— begin Data listing —

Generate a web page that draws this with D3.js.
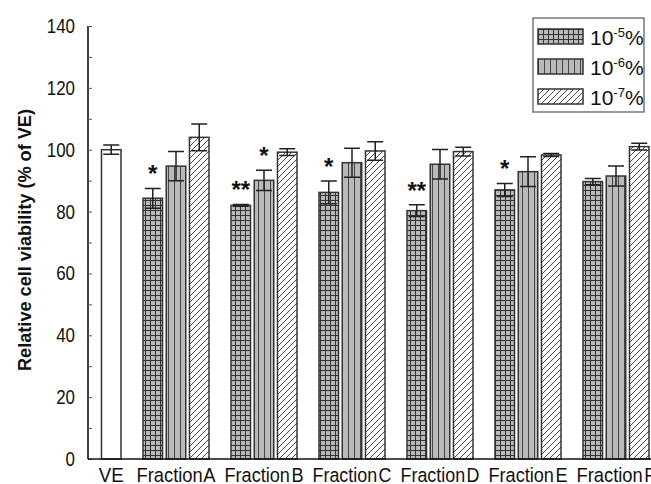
<!DOCTYPE html>
<html>
<head>
<meta charset="utf-8">
<script src="https://cdn.jsdelivr.net/npm/d3@7/dist/d3.min.js"></script>
<style>
body { margin: 0; background: #fff; }
text { font-family: "Liberation Sans", Arial, sans-serif; fill: #111; }
</style>
</head>
<body>
<svg id="chart"></svg>
<script>
// data
var groups = ["VE", "Fraction A", "Fraction B", "Fraction C", "Fraction D", "Fraction E", "Fraction F"];
var fractions = ["Fraction A", "Fraction B", "Fraction C", "Fraction D", "Fraction E", "Fraction F"];
var series = ["10-5", "10-6", "10-7"];
var seriesExp = ["-5", "-6", "-7"];
var conc5 = [84.3, 82.0, 86.2, 80.3, 87.0, 89.7];
var conc5Err = [3.2, 0.3, 3.7, 1.9, 2.1, 1.0];
var conc6 = [94.7, 90.1, 95.8, 95.3, 92.9, 91.5];
var conc6Err = [4.7, 3.3, 4.7, 4.8, 4.8, 3.2];
var conc7 = [104.0, 99.2, 99.6, 99.4, 98.3, 101.0];
var conc7Err = [4.3, 1.1, 3.0, 1.4, 0.5, 1.1];
var stars5 = ["*", "**", "*", "**", "*", ""];
var stars6 = ["", "*", "", "", "", ""];
var veValue = 100, veErr = 1.5;
var yTicks = [0, 20, 40, 60, 80, 100, 120, 140];

var W = 651, H = 484;
var svg = d3.select("svg#chart").attr("width", W).attr("height", H);

var x0 = d3.scaleBand().domain(groups).range([44, 660]).padding(0);
var half = x0.bandwidth() / 2;
var x1 = d3.scaleBand().domain(series).range([half - 33, half + 33]).paddingInner(0.16);
var y = d3.scaleLinear().domain([0, 140]).range([459, 26]);

// patterns
var defs = svg.append("defs");
var pGrid = defs.append("pattern").attr("id", "pgrid").attr("patternUnits", "userSpaceOnUse")
  .attr("width", 5).attr("height", 5);
pGrid.append("rect").attr("width", 5).attr("height", 5).attr("fill", "#b9b9b9");
pGrid.append("path").attr("d", "M0,0.5H5M0.5,0V5").attr("stroke", "#333").attr("stroke-width", 1);
var pVert = defs.append("pattern").attr("id", "pvert").attr("patternUnits", "userSpaceOnUse")
  .attr("width", 6).attr("height", 6);
pVert.append("rect").attr("width", 6).attr("height", 6).attr("fill", "#b9b9b9");
pVert.append("path").attr("d", "M0.5,0V6").attr("stroke", "#444").attr("stroke-width", 1);
var pDiag = defs.append("pattern").attr("id", "pdiag").attr("patternUnits", "userSpaceOnUse")
  .attr("width", 6).attr("height", 6);
pDiag.append("rect").attr("width", 6).attr("height", 6).attr("fill", "#fff");
pDiag.append("path").attr("d", "M-1,7L7,-1M-1,1L1,-1M5,7L7,5").attr("stroke", "#333").attr("stroke-width", 0.9);
var fills = ["url(#pgrid)", "url(#pvert)", "url(#pdiag)"];

var rows = [];
fractions.forEach(function (f, i) {
  rows.push({ g: f, s: 0, v: conc5[i], e: conc5Err[i], star: stars5[i] });
  rows.push({ g: f, s: 1, v: conc6[i], e: conc6Err[i], star: stars6[i] });
  rows.push({ g: f, s: 2, v: conc7[i], e: conc7Err[i], star: "" });
});
rows.push({ g: "VE", s: 2, v: veValue, e: veErr, star: "", ve: true });

function bx(d) { return x0(d.g) + x1(series[d.s]); }

var bars = svg.append("g");
bars.selectAll("rect")
  .data(rows)
  .enter()
  .append("rect")
  .attr("x", bx)
  .attr("y", function (d) { return y(d.v); })
  .attr("width", x1.bandwidth())
  .attr("height", function (d) { return y(0) - y(d.v); })
  .attr("fill", function (d) { return d.ve ? "#fff" : fills[d.s]; })
  .attr("stroke", "#333")
  .attr("stroke-width", 1.5);

// error bars
var err = svg.append("g").attr("stroke", "#222").attr("stroke-width", 1.5).attr("fill", "none");
rows.forEach(function (d) {
  var cx = bx(d) + x1.bandwidth() / 2, hw = 8;
  err.append("path").attr("d",
    "M" + cx + "," + y(d.v + d.e) + "V" + y(d.v - d.e) +
    "M" + (cx - hw) + "," + y(d.v + d.e) + "H" + (cx + hw) +
    "M" + (cx - hw) + "," + y(d.v - d.e) + "H" + (cx + hw));
});

// significance stars
svg.append("g").selectAll("text")
  .data(rows.filter(function (d) { return d.star; }))
  .enter()
  .append("text")
  .attr("x", function (d) { return bx(d) + x1.bandwidth() / 2; })
  .attr("y", function (d) { return y(d.v + d.e) - 6; })
  .attr("text-anchor", "middle")
  .attr("font-size", 24)
  .attr("font-weight", "bold")
  .text(function (d) { return d.star; });

// axes
var yAxis = d3.axisRight(y).tickValues(d3.range(0, 141, 10)).tickSize(4).tickFormat("");
var ya = svg.append("g").attr("transform", "translate(88,0)").call(yAxis);
ya.select(".domain").attr("stroke-width", 1.5).attr("d", "M0," + y(140) + "V" + y(0));
ya.selectAll(".tick line").attr("stroke", "#555");

svg.append("g").selectAll("text")
  .data(yTicks)
  .enter()
  .append("text")
  .attr("x", 75)
  .attr("y", function (d) { return y(d) + 7; })
  .attr("text-anchor", "end")
  .attr("font-size", 20)
  .attr("textLength", function (d) { return String(d).length * 9.4; })
  .attr("lengthAdjust", "spacingAndGlyphs")
  .text(function (d) { return d; });

svg.append("line").attr("x1", 88).attr("x2", W).attr("y1", y(0)).attr("y2", y(0))
  .attr("stroke", "#111").attr("stroke-width", 1.5);

svg.append("g").selectAll("text")
  .data(groups)
  .enter()
  .append("text")
  .attr("x", function (d) { return d === "VE" ? x0(d) + x1(series[2]) + x1.bandwidth() / 2 : x0(d) + half; })
  .attr("y", 482)
  .attr("text-anchor", "middle")
  .attr("font-size", 20.5)
  .attr("word-spacing", -4)
  .attr("textLength", function (d) { return d === "VE" ? 25 : 79; })
  .attr("lengthAdjust", "spacingAndGlyphs")
  .text(function (d) { return d; });

svg.append("text")
  .attr("transform", "translate(31,240) rotate(-90)")
  .attr("text-anchor", "middle")
  .attr("font-size", 18)
  .attr("font-weight", "bold")
  .attr("textLength", 262)
  .attr("lengthAdjust", "spacingAndGlyphs")
  .text("Relative cell viability (% of VE)");

// legend
var lg = svg.append("g").attr("transform", "translate(533,18)");
lg.append("rect").attr("width", 111).attr("height", 94).attr("fill", "#fff").attr("stroke", "#555").attr("stroke-width", 1.2);
series.forEach(function (s, i) {
  var row = lg.append("g").attr("transform", "translate(5," + (11 + i * 30) + ")");
  row.append("rect").attr("width", 45).attr("height", 15).attr("fill", fills[i]).attr("stroke", "#333").attr("stroke-width", 1.5);
  var t = row.append("text").attr("x", 52).attr("y", 16).attr("font-size", 21);
  t.append("tspan").text("10");
  t.append("tspan").attr("dy", -8).attr("font-size", 13).text(seriesExp[i]);
  t.append("tspan").attr("dy", 8).text("%");
});
</script>
</body>
</html>
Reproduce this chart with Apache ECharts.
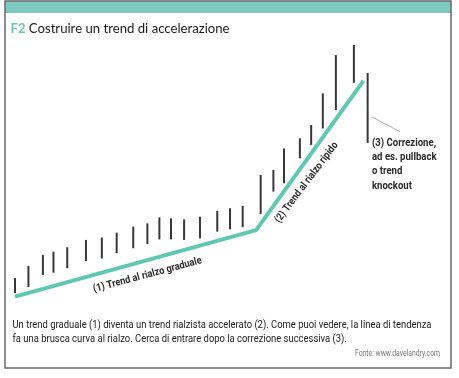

— end Data listing —

→ Work instructions
Looking at the data above, show all lines where the word "chart" occurs.

→ Full output
<svg id="chart"></svg>
var svg = d3.select("svg#chart").attr("width", W).attr("height", H);
Reproduce this chart with Apache ECharts.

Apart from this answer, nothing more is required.